Paragraph 1.40 states:

The inability to provide assistance in the first instance should not be taken as evidence of system failure but more as a reflection of the inherent complexity of the issue.

Paragraph 2.18 states:

… it must be acknowledged that in an environment of limited funding, financial support for community based programs will have to compete with the already committed programs.

In other words, this is a report that does not go the full distance. It excuses the government in its recommendations by saying that, due to competing resources and the complexity of the issues, the government cannot be expected to cover all the services that make for an optimum situation in regard to mental health and housing. The only group that benefits from these assertions is the government, not the mental health community organisations or mental health consumers. Yes, problems do occur, but we should be emphasising the need for an optimal standard; we should have that as our aim.

The government has invested strongly in community housing properties, mostly through its grant to Community Housing Canberra, but the real issue discussed in this report is: who should manage those properties so that they best benefit the dwellers, particularly those who are members of the mental health community?

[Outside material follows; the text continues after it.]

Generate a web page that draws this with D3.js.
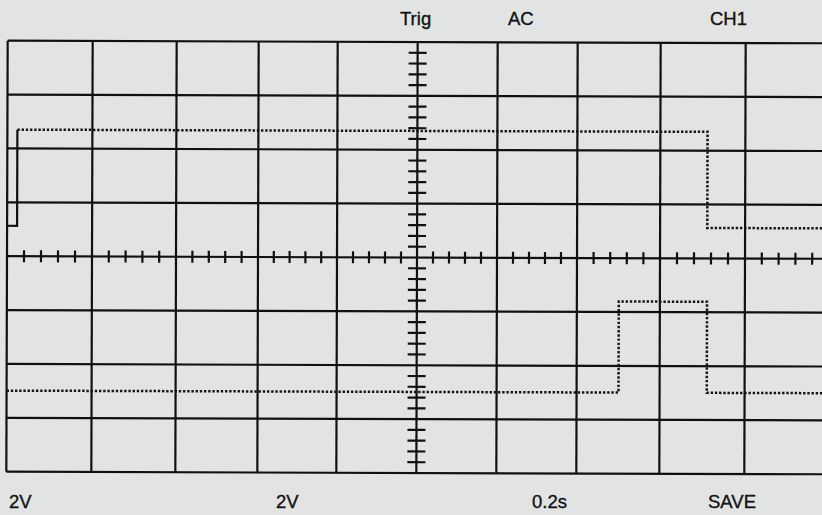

One section of the report deals with the question: are there too many non-government organisations? But it is not clear if it is talking about mental health services, community housing or both. The paragraphs talk about community housing but the recommendation refers to mental health services. This chapter repeatedly states that we have too many organisations providing community services but makes limited reference to who made those claims, apart from a person from South Australia, and someone from the Richmond Fellowship who also works with Havelock Housing—and Havelock Housing has an interest in acquiring more community housing.